Still, with all this beauty and determination at the heart of the laudable film, there’s also an assumption at its core that makes me uncomfortable.

The question comes down to what the purpose of marriage is.

Baby Boomers – the generation of Streep and Jones and the intended audience for the film – essentially redefined marriage as an institution whose primary goal was to make the couple happy. Prior to that generation, couples chose well or poorly, jumped with both feet, and hoped for happiness. Marriage was more a matter of duty, of fulfilling a promise, of aiding society by taking care of children and parents and each other, of working together.

Sometimes this worked and sometimes it created its own brand of misery, but the definition of marriage was fundamentally different than today.

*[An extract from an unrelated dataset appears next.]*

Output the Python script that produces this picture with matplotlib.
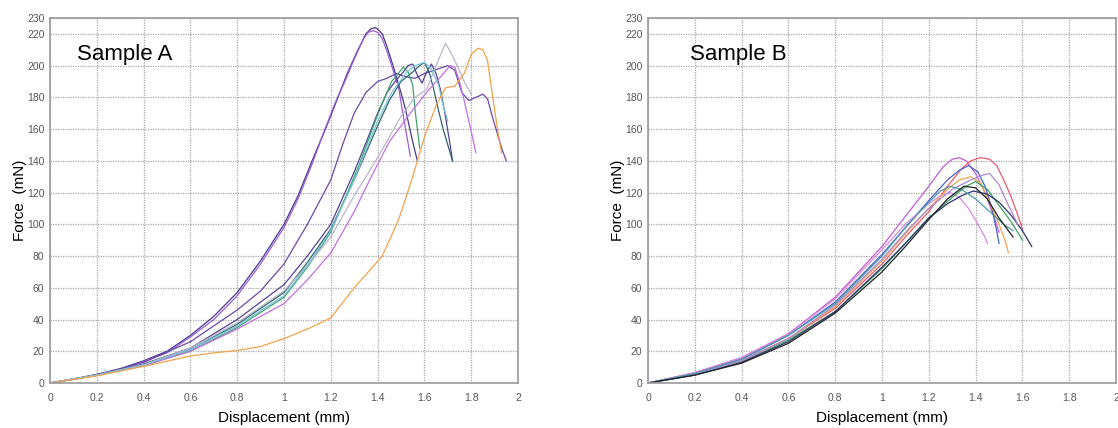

In a moment when it seems possible that Kay may leave Arnold,  she murmurs that maybe she might be happier alone than with him. Even with his gruffness and insensitivity, I found myself wondering if she really could leave this man to face old age alone, to endure the coldness of the world alone, the advancement of ill health and death alone, for something as trivial as unhappiness.

That’s a serious desertion.

This is not to say unhappiness is unimportant, only that Kay is focused on her feelings and not her duty. She focuses on her sad emotions  – which spring from admittedly valid roots – and not on a determination to do good for another human being. The elusive quality of happiness is paramount.

The Me-Generation’s tendency to self-focus feels so natural we almost forget to question it.

A supreme irony emerges here. Those who prioritize a quest for happiness most often find despair while those who prioritize serving others and doing one’s duty usually find happiness as a byproduct.

This leaves me of two minds about this very watchable movie. On one hand, it’s fantastic to watch a couple fight not just for their marriage, but for their marriage to be excellent. On the other, it pales in comparison to some of the real-life, truly heroic marriages I’ve seen.